Project description:BACKGROUND: Epimedium sagittatum (Sieb. Et Zucc.) Maxim, a traditional Chinese medicinal plant species, has been used extensively as genuine medicinal materials. Certain Epimedium species are endangered due to commercial overexploition, while sustainable application studies, conservation genetics, systematics, and marker-assisted selection (MAS) of Epimedium is less-studied due to the lack of molecular markers. Here, we report a set of expressed sequence tags (ESTs) and simple sequence repeats (SSRs) identified in these ESTs for E. sagittatum. RESULTS: cDNAs of E. sagittatum are sequenced using 454 GS-FLX pyrosequencing technology. The raw reads are cleaned and assembled into a total of 76,459 consensus sequences comprising of 17,231 contigs and 59,228 singlets. About 38.5% (29,466) of the consensus sequences significantly match to the non-redundant protein database (E-value < 1e-10), 22,295 of which are further annotated using Gene Ontology (GO) terms. A total of 2,810 EST-SSRs is identified from the Epimedium EST dataset.

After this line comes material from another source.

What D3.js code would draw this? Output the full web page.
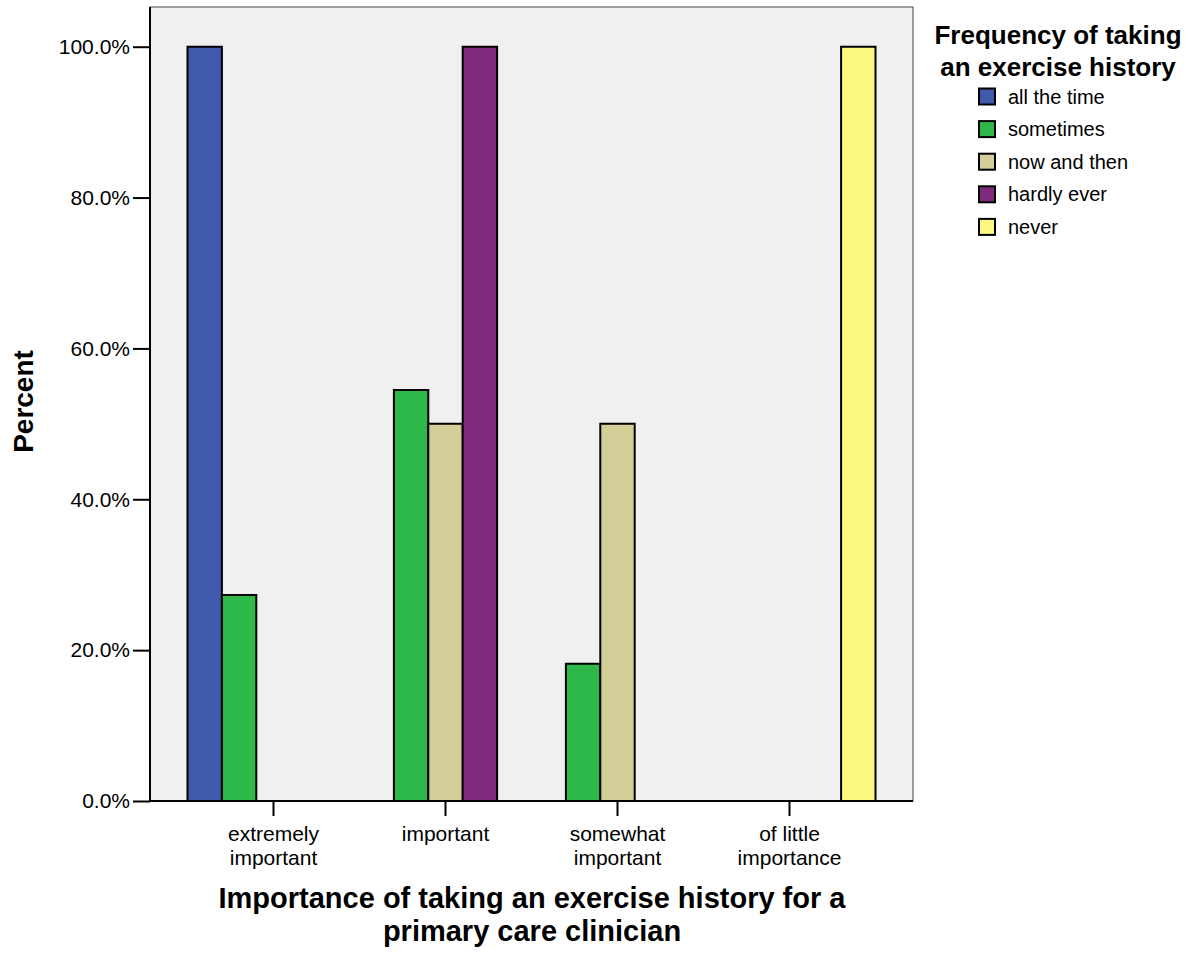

Trinucleotide SSR is the dominant repeat type (55.2%) followed by dinucleotide (30.4%), tetranuleotide (7.3%), hexanucleotide (4.9%), and pentanucleotide (2.2%) SSR. The dominant repeat motif is AAG/CTT (23.6%) followed by AG/CT (19.3%), ACC/GGT (11.1%), AT/AT (7.5%), and AAC/GTT (5.9%). Thirty-two SSR-ESTs are randomly selected and primer pairs are synthesized for testing the transferability across 52 Epimedium species. Eighteen primer pairs (85.7%) could be successfully transferred to Epimedium species and sixteen of those show high genetic diversity with 0.35 of observed heterozygosity (Ho) and 0.65 of expected heterozygosity (He) and high number of alleles per locus (11.9). CONCLUSION: A large EST dataset with a total of 76,459 consensus sequences is generated, aiming to provide sequence information for deciphering secondary metabolism, especially for flavonoid pathway in Epimedium. A total of 2,810 EST-SSRs is identified from EST dataset and approximately 1580 EST-SSR markers are transferable. E. sagittatum EST-SSR transferability to the major Epimedium germplasm is up to 85.7%. Therefore, this EST dataset and EST-SSRs will be a powerful resource for further studies such as taxonomy, molecular breeding, genetics, genomics, and secondary metabolism in Epimedium species.